A emoção e a paixão, vistas como integrantes da psicologia do ser humano, não excluem a responsabilidade penal, mas atenuam a pena em delitos comuns. Então, nada mais justo que se reconheça a força desses sentimentos que norteiam a conduta da mulher que delinqüe nesses crimes tão especiais.

Como bem acentua Aníbal Bruno, não é propriamente a emoção que justifica o abrandamento penal, mas o motivo em que ela se origina, e os motivos para a conduta da mulher fundam-se, principalmente, nas questões sociais ou de honra.

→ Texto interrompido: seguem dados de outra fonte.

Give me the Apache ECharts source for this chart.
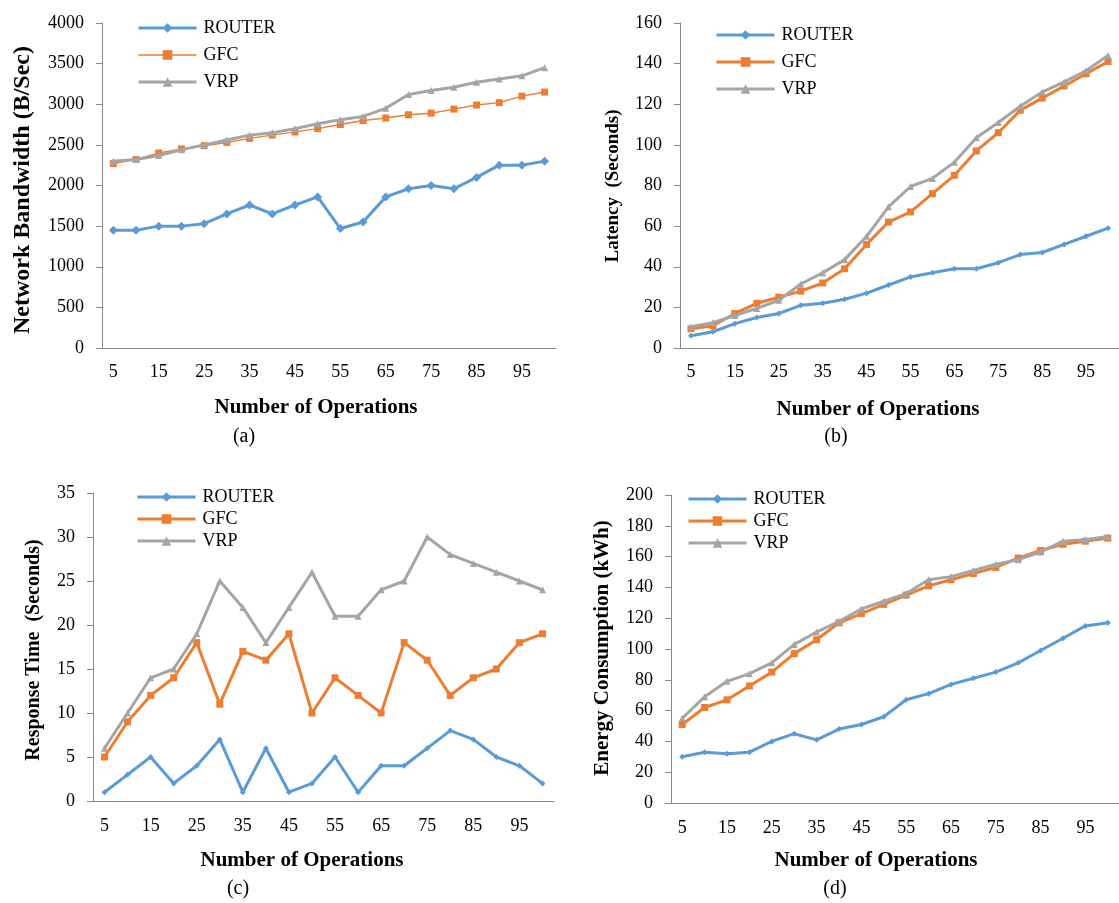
<!DOCTYPE html>
<html>
<head>
<meta charset="utf-8">
<script src="https://cdn.jsdelivr.net/npm/echarts@6/dist/echarts.min.js"></script>
<style>
html,body{margin:0;padding:0;background:#fff;}
#chart{width:1119px;height:903px;}
</style>
</head>
<body>
<div id="chart"></div>
<script>
// ---------------- data ----------------
var operations = ['5','10','15','20','25','30','35','40','45','50','55','60','65','70','75','80','85','90','95','100'];
var seriesNames = ['ROUTER','GFC','VRP'];

// (a) Network Bandwidth (B/Sec)
var bwRouter = [1450,1450,1500,1500,1530,1650,1760,1650,1760,1860,1470,1550,1860,1960,2000,1960,2100,2250,2250,2300];
var bwGfc    = [2270,2320,2400,2450,2490,2530,2580,2620,2660,2700,2750,2800,2830,2870,2890,2940,2990,3020,3100,3150];
var bwVrp    = [2300,2320,2370,2440,2500,2560,2620,2650,2700,2760,2810,2850,2950,3120,3170,3210,3270,3310,3350,3450];

// (b) Latency (Seconds)
var latRouter = [6,8,12,15,17,21,22,24,27,31,35,37,39,39,42,46,47,51,55,59];
var latGfc    = [9.5,11,17,22,25,28,32,39,51,62,67,76,85,97,106,117,123,129,135,141];
var latVrp    = [10.5,12.5,16,19.5,23.5,31.5,37,43.5,55,69.5,79.5,83.5,91.5,103.5,111,119,126,131,136.5,144];

// (c) Response Time (Seconds)
var rtRouter = [1,3,5,2,4,7,1,6,1,2,5,1,4,4,6,8,7,5,4,2];
var rtGfc    = [5,9,12,14,18,11,17,16,19,10,14,12,10,18,16,12,14,15,18,19];
var rtVrp    = [6,10,14,15,19,25,22,18,22,26,21,21,24,25,30,28,27,26,25,24];

// (d) Energy Consumption (kWh)
var enRouter = [30,33,32,33,40,45,41,48,51,56,67,71,77,81,85,91,99,107,115,117];
var enGfc    = [51,62,67,76,85,97,106,117,123,129,135,141,145,149,153,159,164,168,170,172];
var enVrp    = [55,69,79,84,91,103,111,118,126,131,136,145,147,151,155,158,163,170,171,173];

// y-axis ranges [min, max, interval]
var yRangeA = [0, 4000, 500];
var yRangeB = [0, 160, 20];
var yRangeC = [0, 35, 5];
var yRangeD = [0, 200, 20];

var yTitles = ['Network Bandwidth (B/Sec)', 'Latency  (Seconds)', 'Response Time  (Seconds)', 'Energy Consumption (kWh)'];
var xTitle = 'Number of Operations';
var captions = ['(a)', '(b)', '(c)', '(d)'];

// ---------------- styling ----------------
var FONT = 'Liberation Serif';
var C_BLUE = '#5B9BD5', C_ORANGE = '#ED7D31', C_GRAY = '#A5A5A5';
var AXIS_C = '#898989';

var grids = [
  {left: 102, top: 23, width: 454, height: 325},
  {left: 680, top: 23, width: 451, height: 325},
  {left: 93, top: 493, width: 461, height: 308},
  {left: 671, top: 495, width: 463, height: 308}
];

function xAxisOf(i, margin) {
  return {
    type: 'category', gridIndex: i, data: operations, boundaryGap: true,
    axisLine: {show: true, lineStyle: {color: AXIS_C, width: 1}},
    axisTick: {show: false},
    axisLabel: {interval: 1, color: '#000', fontFamily: FONT, fontSize: 18, margin: margin},
    splitLine: {show: false}
  };
}
function yAxisOf(i, r) {
  return {
    type: 'value', gridIndex: i, min: r[0], max: r[1], interval: r[2],
    axisLine: {show: true, lineStyle: {color: AXIS_C, width: 1}},
    axisTick: {show: true, inside: false, length: 6, lineStyle: {color: AXIS_C}},
    axisLabel: {color: '#000', fontFamily: FONT, fontSize: 18, margin: 18,
      formatter: function (v) { return String(v); }},
    splitLine: {show: false}
  };
}

var markerDefs = {
  ROUTER: {symbol: 'diamond', color: C_BLUE},
  GFC: {symbol: 'rect', color: C_ORANGE},
  VRP: {symbol: 'triangle', color: C_GRAY}
};

function mkSeries(name, gi, data, lw, size) {
  var m = markerDefs[name];
  return {
    name: name, type: 'line', xAxisIndex: gi, yAxisIndex: gi, data: data,
    symbol: m.symbol, symbolSize: size, showSymbol: true,
    lineStyle: {color: m.color, width: lw},
    itemStyle: {color: m.color},
    emphasis: {disabled: true}, animation: false, z: name === 'ROUTER' ? 3 : (name === 'GFC' ? 2 : 4)
  };
}

function legendOf(left, top, gap, widths) {
  return {
    orient: 'vertical', left: left, top: top, padding: 0, itemGap: gap,
    itemWidth: 58, itemHeight: 12,
    textStyle: {fontFamily: FONT, fontSize: 18, color: '#000', lineHeight: 18, padding: [0, 0, 0, 2]},
    selectedMode: false,
    data: seriesNames.map(function (n, k) {
      return {name: n, lineStyle: {width: widths[k]}};
    })
  };
}

function txt(x, y, s, size, bold, rot) {
  return {
    type: 'text', x: x, y: y, rotation: rot || 0, silent: true,
    style: {text: s, fontFamily: FONT, fontSize: size, fontWeight: bold ? 'bold' : 'normal',
      fill: '#000', align: 'center', verticalAlign: 'middle'}
  };
}

var option = {
  backgroundColor: '#fff',
  animation: false,
  grid: grids,
  xAxis: [xAxisOf(0, 15), xAxisOf(1, 15), xAxisOf(2, 16), xAxisOf(3, 16)],
  yAxis: [yAxisOf(0, yRangeA), yAxisOf(1, yRangeB), yAxisOf(2, yRangeC), yAxisOf(3, yRangeD)],
  legend: [
    legendOf(137, 19, 9, [3, 1.5, 3]),
    legendOf(715, 26, 9, [3, 3, 3]),
    legendOf(136, 488, 4, [3, 3, 3]),
    legendOf(687, 490, 4, [3, 3, 3])
  ],
  series: [
    mkSeries('ROUTER', 0, bwRouter, 3, 9),
    mkSeries('GFC', 0, bwGfc, 1.5, 7),
    mkSeries('VRP', 0, bwVrp, 3, 7),
    mkSeries('ROUTER', 1, latRouter, 3, 6),
    mkSeries('GFC', 1, latGfc, 3, 7),
    mkSeries('VRP', 1, latVrp, 3, 7),
    mkSeries('ROUTER', 2, rtRouter, 3, 6),
    mkSeries('GFC', 2, rtGfc, 3, 7),
    mkSeries('VRP', 2, rtVrp, 3, 7),
    mkSeries('ROUTER', 3, enRouter, 3, 6),
    mkSeries('GFC', 3, enGfc, 3, 7),
    mkSeries('VRP', 3, enVrp, 3, 7)
  ],
  graphic: [
    txt(23, 190, yTitles[0], 24, true, Math.PI / 2),
    txt(613, 186, yTitles[1], 19, true, Math.PI / 2),
    txt(34, 650, yTitles[2], 20, true, Math.PI / 2),
    txt(603, 648, yTitles[3], 21, true, Math.PI / 2),
    txt(316, 408, xTitle, 21, true),
    txt(878, 410, xTitle, 21, true),
    txt(302, 861, xTitle, 21, true),
    txt(876, 861, xTitle, 21, true),
    txt(244, 437, captions[0], 20, false),
    txt(836, 437, captions[1], 20, false),
    txt(238, 889, captions[2], 20, false),
    txt(835, 889, captions[3], 20, false)
  ]
};

var chart = echarts.init(document.getElementById('chart'), null, {renderer: 'canvas'});
chart.setOption(option);
</script>
</body>
</html>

Existe, ainda hoje, apesar de menos acentuado em algumas sociedades, um verdadeiro apartheid feminino, cuja essência fundamenta-se na própria cultura. Leciona Rodrigo da Cunha Pereira que, apesar da proclamação da igualdade pelos organismos internacionais e pelas constituições democráticas do fim deste século, não está dissolvida a desigualdade de direitos entre os gêneros. A mulher continua a ser objeto da igualdade enquanto o homem é o sujeito e o paradigma desse pretenso sistema de igualdade.

Os direitos à diferença, materializados na igualdade formal, e os direitos à compensação das desigualdades, na material, devem andar juntos. E somente com a coexistência de ambos será possível, se não erradicarmos, pelo menos diminuirmos significativamente os índices de criminalidade feminina e afastarmo-nos, definitivamente, da afirmação de Tove Stang Dahl de que até agora, os estudos sobre as mulheres têm sido, em grande medida, estudos da desgraça.

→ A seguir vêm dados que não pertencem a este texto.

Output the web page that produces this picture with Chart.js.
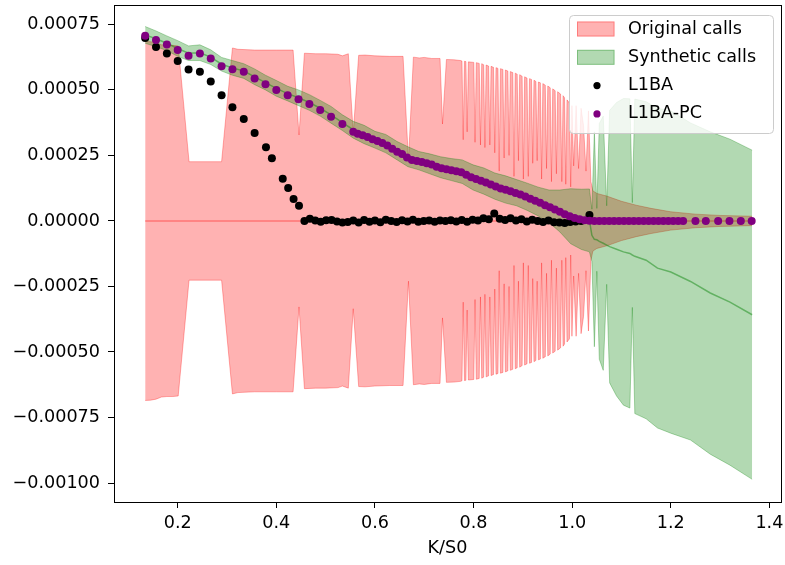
<!DOCTYPE html>
<html>
<head>
<meta charset="utf-8">
<script src="https://cdn.jsdelivr.net/npm/chart.js@4.4.1/dist/chart.umd.min.js"></script>
<style>
  html, body { margin: 0; padding: 0; background: #fff; }
  #wrap { width: 785px; height: 565px; }
</style>
</head>
<body>
<div id="wrap"><canvas id="callsChart" width="785" height="565"></canvas></div>
<script>
// all y values below are in units of 1e-4
const UNIT = 1e-4;

// Original calls: band of +/- spread around zero
const origK = [
  0.134, 0.145, 0.156, 0.167, 0.178, 0.190, 0.201, 0.223, 0.289, 0.311,
  0.322, 0.356, 0.400, 0.434, 0.446, 0.457, 0.480, 0.500, 0.525, 0.534,
  0.546, 0.556, 0.567, 0.580, 0.600, 0.630, 0.657, 0.668, 0.678, 0.690,
  0.700, 0.715, 0.732, 0.737, 0.745, 0.760, 0.774,
  0.7765, 0.779, 0.7815, 0.7845, 0.787, 0.7895, 0.8005, 0.803, 0.8055,
  0.8115, 0.814, 0.8165, 0.8205, 0.823, 0.8255, 0.8305, 0.833, 0.8355,
  0.8405, 0.843, 0.8455, 0.8495, 0.852, 0.8545, 0.8595, 0.862, 0.8645,
  0.8695, 0.872, 0.8745, 0.8795, 0.882, 0.8845, 0.8885, 0.891, 0.8935,
  0.8985, 0.901, 0.9035, 0.9085, 0.911, 0.9135, 0.9175, 0.920, 0.9225,
  0.9265, 0.929, 0.9315, 0.9355, 0.938, 0.9405, 0.9455, 0.948, 0.9505,
  0.9555, 0.958, 0.9605, 0.9655, 0.968, 0.9705, 0.9765, 0.979, 0.9815,
  0.9845, 0.987, 0.9895, 0.9945, 0.997, 0.9995,
  1.003, 1.008, 1.013, 1.018, 1.023, 1.028, 1.033, 1.038, 1.042,
  1.050, 1.070, 1.100, 1.130, 1.160, 1.200, 1.250, 1.300, 1.365
];
const origSpread = [
  6.85, 6.84, 6.80, 6.72, 6.70, 6.70, 6.68, 2.26, 2.26, 6.60,
  6.55, 6.52, 6.52, 6.52, 3.28, 6.40, 6.38, 6.38, 6.36, 6.30,
  6.38, 3.35, 6.32, 6.33, 6.30, 6.28, 6.28, 2.30, 6.25, 6.22,
  6.24, 6.20, 6.20, 3.70, 6.16, 6.15, 6.12,
  6.10, 3.1, 6.09, 6.08, 3.4, 6.07, 6.05, 3.0, 6.04,
  6.01, 2.9, 6.00, 5.96, 2.8, 5.95, 5.91, 2.9, 5.90,
  5.86, 2.6, 5.85, 5.82, 1.9, 5.81, 5.78, 2.4, 5.76,
  5.72, 2.5, 5.70, 5.66, 1.7, 5.64, 5.60, 2.3, 5.58,
  5.52, 1.6, 5.50, 5.45, 1.7, 5.43, 5.40, 2.2, 5.37,
  5.32, 2.3, 5.30, 5.27, 1.6, 5.24, 5.18, 2.0, 5.15,
  5.08, 1.5, 5.04, 4.97, 1.8, 4.93, 4.84, 1.5, 4.78,
  4.70, 1.4, 4.62, 4.50, 1.3, 4.40,
  2.10, 4.40, 2.00, 4.30, 3.65, 1.90, 4.20, 1.50, 1.15,
  1.05, 0.95, 0.75, 0.60, 0.48, 0.35, 0.26, 0.21, 0.18
];

// Synthetic calls: mid price and spread
const synthK = [
  0.134, 0.156, 0.178, 0.200, 0.222, 0.245, 0.267, 0.289, 0.311, 0.334,
  0.356, 0.378, 0.400, 0.423, 0.445, 0.467, 0.489, 0.511, 0.534, 0.556,
  0.578, 0.600, 0.622, 0.645, 0.667, 0.689, 0.711, 0.733, 0.755, 0.777,
  0.799, 0.821, 0.843, 0.865, 0.887, 0.909, 0.931, 0.953, 0.975, 0.997,
  1.019, 1.035, 1.040, 1.045, 1.050, 1.055, 1.063, 1.070, 1.076, 1.090,
  1.104, 1.117, 1.122, 1.127, 1.150, 1.173, 1.200, 1.240, 1.280, 1.320,
  1.365
];
const synthMid = [
  7.10, 6.95, 6.78, 6.58, 6.40, 6.42, 6.25, 5.98, 5.84, 5.72,
  5.50, 5.28, 5.06, 4.86, 4.70, 4.52, 4.30, 4.05, 3.75, 3.48,
  3.30, 3.10, 2.95, 2.68, 2.45, 2.30, 2.18, 2.05, 1.96, 1.88,
  1.66, 1.52, 1.33, 1.20, 1.08, 0.92, 0.74, 0.56, 0.38, 0.18,
  0.06, 0.02, -0.55, -0.70, -0.72, -0.78, -0.85, -0.92, -0.98, -1.08,
  -1.18, -1.24, -1.30, -1.35, -1.50, -1.80, -1.95, -2.31, -2.75, -3.10,
  -3.58
];
const synthSpread = [
  0.32, 0.30, 0.28, 0.30, 0.28, 0.30, 0.28, 0.26, 0.28, 0.28,
  0.30, 0.28, 0.30, 0.28, 0.30, 0.30, 0.30, 0.32, 0.30, 0.32,
  0.35, 0.32, 0.35, 0.35, 0.38, 0.35, 0.38, 0.40, 0.42, 0.45,
  0.48, 0.50, 0.50, 0.52, 0.50, 0.52, 0.55, 0.62, 0.80, 1.05,
  1.15, 1.20, 1.00, 4.10, 1.20, 4.50, 4.85, 1.50, 5.20, 5.60,
  5.85, 5.90, 2.00, 6.00, 6.05, 6.10, 6.15, 6.05, 6.15, 6.22,
  6.28
];

// L1BA
const baK = [
  0.134, 0.156, 0.178, 0.200, 0.222, 0.245, 0.267, 0.289, 0.311, 0.334,
  0.356, 0.379, 0.391, 0.413, 0.424, 0.435, 0.446,
  0.457, 0.468, 0.479, 0.490, 0.501, 0.512, 0.523, 0.534, 0.545, 0.556,
  0.567, 0.578, 0.589, 0.600, 0.611, 0.622, 0.633, 0.644, 0.655, 0.666,
  0.677, 0.688, 0.699, 0.710, 0.721, 0.732, 0.743, 0.754, 0.765, 0.776,
  0.787, 0.798, 0.809, 0.820, 0.831, 0.842, 0.853, 0.864, 0.875, 0.886,
  0.897, 0.908, 0.919, 0.930, 0.941, 0.952, 0.963, 0.974, 0.985, 0.996,
  1.007, 1.018, 1.035
];
const baValue = [
  6.98, 6.64, 6.39, 6.10, 5.78, 5.69, 5.32, 4.80, 4.34, 3.89,
  3.36, 2.81, 2.39, 1.61, 1.26, 0.84, 0.58,
  0.00, 0.08, 0.02, -0.03, 0.03, 0.04, -0.02, -0.06, -0.04, 0.02,
  -0.06, 0.04, -0.03, 0.02, -0.05, 0.05, 0.00, -0.04, 0.03, -0.02,
  0.05, -0.03, 0.00, 0.02, -0.03, 0.02, 0.00, 0.03, -0.02, 0.04,
  -0.03, 0.05, 0.02, 0.10, 0.06, 0.28, 0.08, 0.04, 0.10, 0.02,
  0.06, -0.02, 0.05, 0.00, -0.04, 0.02, -0.05, -0.06, -0.08, -0.04,
  -0.02, 0.00, 0.23
];

// L1BA-PC
const pcK = [
  0.134, 0.156, 0.178, 0.200, 0.222, 0.245, 0.267, 0.289, 0.311, 0.334,
  0.356, 0.378, 0.400, 0.423, 0.445, 0.467, 0.489, 0.511, 0.534, 0.556,
  0.565, 0.575, 0.585, 0.595, 0.605, 0.615, 0.625, 0.635, 0.645, 0.655,
  0.665, 0.675, 0.685, 0.695, 0.705, 0.715, 0.725, 0.735, 0.745, 0.755,
  0.765, 0.775, 0.785, 0.795, 0.805, 0.815, 0.825, 0.835, 0.845, 0.855,
  0.865, 0.875, 0.885, 0.895, 0.905, 0.915, 0.925, 0.935, 0.945, 0.955,
  0.965, 0.975, 0.985, 0.995, 1.005, 1.015, 1.025, 1.035, 1.045, 1.055,
  1.065, 1.075, 1.085, 1.095, 1.105, 1.115, 1.125, 1.135, 1.145, 1.155,
  1.165, 1.175, 1.185, 1.195, 1.205, 1.215, 1.225,
  1.250, 1.271, 1.296, 1.319, 1.342, 1.364
];
const pcValue = [
  7.07, 6.90, 6.73, 6.52, 6.30, 6.39, 6.20, 5.90, 5.79, 5.69,
  5.44, 5.22, 5.00, 4.80, 4.64, 4.46, 4.23, 3.98, 3.70, 3.40,
  3.33, 3.27, 3.20, 3.12, 3.05, 2.97, 2.88, 2.75, 2.64, 2.55,
  2.42, 2.33, 2.29, 2.25, 2.20, 2.15, 2.07, 2.01, 1.97, 1.93,
  1.90, 1.86, 1.76, 1.67, 1.60, 1.53, 1.47, 1.39, 1.31, 1.24,
  1.19, 1.13, 1.07, 1.01, 0.93, 0.85, 0.77, 0.69, 0.60, 0.52,
  0.44, 0.35, 0.26, 0.18, 0.11, 0.06, 0.03, 0.01, 0.00, 0.00,
  0.00, 0.00, 0.00, 0.00, 0.00, 0.00, 0.00, 0.00, 0.00, 0.00,
  0.00, 0.00, 0.00, 0.00, 0.00, 0.00, 0.00,
  0.00, 0.00, 0.00, 0.00, 0.00, 0.00
];

// axis ticks
const xTickValues = [0.2, 0.4, 0.6, 0.8, 1.0, 1.2, 1.4];
const yTickValues = [-0.001, -0.00075, -0.0005, -0.00025, 0, 0.00025, 0.0005, 0.00075];

const RED_FILL = 'rgba(255, 0, 0, 0.3)';
const GREEN_FILL = 'rgba(0, 128, 0, 0.3)';
const FONT = { family: 'DejaVu Sans', size: 17.6 };

Chart.defaults.font.family = 'DejaVu Sans';
Chart.defaults.color = '#000';

function toPoints(ks, vs) {
  return ks.map((k, i) => ({ x: k, y: vs[i] * UNIT }));
}

function bandLine(label, data, color, fill, order) {
  return {
    label, data, fill, order,
    borderColor: color, backgroundColor: color,
    borderWidth: 1, pointRadius: 0, tension: 0
  };
}

const origUpper = origK.map((k, i) => ({ x: k, y: origSpread[i] * UNIT }));
const origLower = origK.map((k, i) => ({ x: k, y: -origSpread[i] * UNIT }));
const synthUpper = synthK.map((k, i) => ({ x: k, y: (synthMid[i] + synthSpread[i]) * UNIT }));
const synthLower = synthK.map((k, i) => ({ x: k, y: (synthMid[i] - synthSpread[i]) * UNIT }));

const legendItems = [
  { label: 'Original calls', patch: RED_FILL },
  { label: 'Synthetic calls', patch: GREEN_FILL },
  { label: 'L1BA', dot: '#000000' },
  { label: 'L1BA-PC', dot: '#800080' }
];

// axes frame and legend box drawn over the data
const framePlugin = {
  id: 'frame',
  afterDatasetsDraw(chart) {
    const { ctx, chartArea: a } = chart;
    ctx.save();
    ctx.strokeStyle = '#000';
    ctx.lineWidth = 1;
    ctx.strokeRect(a.left + 0.5, a.top + 0.5, a.right - a.left, a.bottom - a.top);

    // legend
    const bx = 569.5, by = 15.5, bw = 204, bh = 118, r = 4;
    ctx.beginPath();
    ctx.moveTo(bx + r, by);
    ctx.arcTo(bx + bw, by, bx + bw, by + bh, r);
    ctx.arcTo(bx + bw, by + bh, bx, by + bh, r);
    ctx.arcTo(bx, by + bh, bx, by, r);
    ctx.arcTo(bx, by, bx + bw, by, r);
    ctx.closePath();
    ctx.fillStyle = 'rgba(255, 255, 255, 0.8)';
    ctx.fill();
    ctx.strokeStyle = '#cccccc';
    ctx.stroke();

    ctx.font = FONT.size + 'px "DejaVu Sans"';
    ctx.textBaseline = 'middle';
    ctx.textAlign = 'left';
    legendItems.forEach((item, i) => {
      const cy = 29 + i * 28.3;
      if (item.patch) {
        ctx.fillStyle = item.patch;
        ctx.fillRect(577, cy - 7.5, 37.5, 15);
        ctx.strokeStyle = item.patch;
        ctx.strokeRect(577.5, cy - 7, 36.5, 14);
      } else {
        ctx.fillStyle = item.dot;
        ctx.beginPath();
        ctx.arc(597, cy, 3.6, 0, Math.PI * 2);
        ctx.fill();
      }
      ctx.fillStyle = '#000';
      ctx.fillText(item.label, 628, cy);
    });
    ctx.restore();
  }
};

new Chart(document.getElementById('callsChart'), {
  type: 'line',
  data: {
    datasets: [
      bandLine('Original calls', origUpper, RED_FILL, false, 7),
      bandLine('Original calls lower', origLower, RED_FILL, '-1', 6),
      {
        label: 'Original mid',
        data: [{ x: origK[0], y: 0 }, { x: origK[origK.length - 1], y: 0 }],
        borderColor: 'rgba(255, 0, 0, 0.35)', borderWidth: 1.5,
        pointRadius: 0, fill: false, order: 5
      },
      bandLine('Synthetic calls', synthUpper, GREEN_FILL, false, 4),
      bandLine('Synthetic calls lower', synthLower, GREEN_FILL, '-1', 3),
      {
        label: 'Synthetic mid',
        data: toPoints(synthK, synthMid),
        borderColor: 'rgba(0, 128, 0, 0.45)', borderWidth: 1.5,
        pointRadius: 0, fill: false, order: 2
      },
      {
        label: 'L1BA',
        data: toPoints(baK, baValue),
        showLine: false, pointRadius: 4, pointBorderWidth: 0,
        pointBackgroundColor: '#000000', borderColor: '#000000', order: 1
      },
      {
        label: 'L1BA-PC',
        data: toPoints(pcK, pcValue),
        showLine: false, pointRadius: 4, pointBorderWidth: 0,
        pointBackgroundColor: '#800080', borderColor: '#800080', order: 0
      }
    ]
  },
  options: {
    responsive: false,
    animation: false,
    events: [],
    layout: { padding: { left: 0, right: 4, top: 5, bottom: 0 } },
    plugins: {
      legend: { display: false },
      tooltip: { enabled: false }
    },
    scales: {
      x: {
        type: 'linear',
        min: 0.0708,
        max: 1.4235,
        afterBuildTicks: axis => { axis.ticks = xTickValues.map(v => ({ value: v })); },
        afterFit: s => { s.height = 63; s.paddingLeft = 0; s.paddingRight = 0; },
        ticks: {
          callback: v => v.toFixed(1),
          font: FONT, color: '#000', padding: 5,
          maxRotation: 0, autoSkip: false
        },
        grid: { drawOnChartArea: false, drawTicks: true, tickLength: 6, color: '#000' },
        border: { display: true, color: '#000', width: 1 },
        title: {
          display: true, text: 'K/S0', font: FONT, color: '#000',
          padding: { top: 0, bottom: 6 }
        }
      },
      y: {
        type: 'linear',
        min: -0.0010725,
        max: 0.000824,
        afterBuildTicks: axis => { axis.ticks = yTickValues.map(v => ({ value: v })); },
        afterFit: s => { s.width = 114; s.paddingTop = 0; s.paddingBottom = 0; },
        ticks: {
          callback: v => (v < -1e-12 ? '\u2212' : '') + Math.abs(v).toFixed(5),
          font: FONT, color: '#000', padding: 8
        },
        grid: { drawOnChartArea: false, drawTicks: true, tickLength: 6, color: '#000' },
        border: { display: true, color: '#000', width: 1 }
      }
    }
  },
  plugins: [framePlugin]
});
</script>
</body>
</html>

Corretas, certas e justas modificações nos diplomas legais devem ser buscadas no sentido de alcançar-se o verdadeiro princípio da igualdade entre os gêneros, marco de uma sociedade que persevera na luta pela diminuição das desigualdades sociais, com o que, conseqüentemente, veremos uma significativa redução dos crimes próprios da mulher.